Sometimes, it is difficult to sort through these memories, to distinguish the order of their occurrence or their context. But, nevertheless, these images are as real and alive to me as my current reality, standing on this stage. It is easy to become overwhelmed, crushed by an onslaught of countless half-forgotten recollections, weighed down by the sheer mass of memories collected over our stay in the Pocumtuck Valley. Mr. Palmer, my English teacher, recently asked me, “If you could relive one moment of your Deerfield career, what would it be?” That is to say, if I had choose one memory to carry with me, to account for my entire experience, what would I choose?
I first thought of all of the scheduled events, of Disco, Semi, Prom, Hoe Down, and Greer dances. It is for these events that we take photos, that we all dress up, stand before a camera and hold stiff smiles. The photographer then uploads the pictures onto Facebook. During study hall, we find ourselves clicking on the little blue compass at the bottom of our computer screen, opening up “the social network” and looking through these photos, these constructed memories. When we take a photograph, we make a choice to consciously remember. The photo now exists as a separate object. The smiling girls and boys in the frame are not in fact us, but an outline of our past, a reminder of an old experience. But, I find these posed photos are somewhat void of significance. Why did we take these photos? Because, well, it was Prom and we wanted everyone to know that we attended and what we wore. The act of creating a record of the event becomes more important than the event itself. So, while my Facebook profile indicates that I did indeed attend school dances, it says little about those quieter moments, those times which were not created and planned, but rather fleeting and spontaneous.

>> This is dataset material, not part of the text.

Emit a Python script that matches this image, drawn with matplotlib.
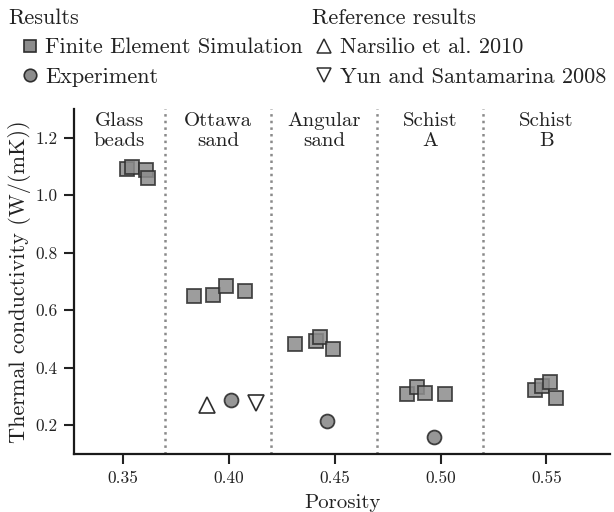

I immediately thought of one evening in the spring of last year. It had rained all day, which made students restless. They shuffled from class to class, heads down, moving like herds of penguins, sheathed in plastic, Technicolor raincoats. No one seemed to look at each other. It was as if the rain had somehow made our feet exponentially more interesting. Even teachers sulked a little, saddened by the impending weekend of gloom. May was not supposed to be this way. It was on this day that routine, which is an inevitable part of any high school student’s experience, became too rigid, too constricting.
Forgoing the usual unspoken 9:00-11:00 PM Friday required event, Greer Night, a few friends and I decided to take a walk. We dressed in thin sweatshirts and shorts, unwillingly to acknowledge the cold wind or occasional raindrops. At first, we spoke quickly and energetically, discussing everything from gossip to the benefits of eating kale.
Soon our conversation waned, and we walked in silence, listening to our flip-flops slap against the pavement. Walking behind the Koch center, we looked out at the Small Loop. The sidewalk before us dissolved into a rocky path, cutting through the fields beyond. It was here that I ran with my field hockey team on cold, fall days, inhaling the sharp air, wishing that I were more athletic. It was here that I walked with English class, gathering up the sights and smells of the farm, writing poems in my spiral. It was here that I stood with Ms. Fan, as she brayed at the sheep, opening her mouth and letting out deep, guttural sounds that I never thought such a small woman could emit.
We walked onto the track and circled several times, as if unsure where we wanted to go, where we wanted to be. We drifted to the center of the turf, sitting down on the megalithic, frosty white DA insignia. The turf was soaking wet, but we didn’t care. Picking rubber bits out of the plastic, crackling turf, we watched the fog roll in around us. Soon the Koch center disappeared, lost folds of mist and cloud. The walls of white collected around us, stopping high in the sky, leaving an oculus of sorts. Through it, we could see the stars, glittering in the heavy, damp air. It was in this moment, strangely, that I felt most connected to Deerfield. The buildings were gone and we were left alone with each other, with the land, with the sky. We forgot our French tests, our projects, our upcoming games. In the fog, shadows lurked. I thought I could see the outlines of figures, appearing and then gone. Those invisible ghosts of the past whom I felt on Main Street, materialized here, floating among us, inhabiting our present. I don’t know how long we sat there, but soon a car rolled by, its headlights breaking up the layers of cloud cover, and we got up, moved on, returned to our jokes and chatter. As Virginia Woolf wrote in Mrs. Dalloway, “But the close withdrew; the hard softened. It was over—the moment.”
That scene cannot be inserted onto my Timeline page on Facebook. Unlike pictures of Prom or indeed days like Graduation, Mark Zuckerberg cannot place this event on my newsfeed. I didn’t update my status, or take a picture, or post on a friend’s wall. This moment cannot be watermarked with a small gray time and date, spelled out in Lucinde Grande font. No, this moment lives outside of the chronological flow of the world. If I could relive one moment in my Deerfield career, it would be this one. And the truth is, I do relive it again and again, each time I think of my time here. Because, it is in this moment, that my own existence at Deerfield seemed to intersect with some larger presence. I was allowed to peer into the past, to see the phantoms of days gone by and the shadow of the future.
Today, we, the Class of 2012, leave Deerfield, parting ways with teachers, friends, and the campus itself. But, Deerfield does not leave us. I know that when I look into the sky, rain or shine, day or night, I will remember that evening on the track. Lurking in the fog, the ghosts of the past were actualized and internalized. We carry lifetimes of memories with us. I will remember sitting with my friends in the dining hall for hours, taking study breaks in the basement of the library, and the joy of jelly-filled cookies after lunch. Those things will never leave me. Our past inhabits our present. We do not only live once.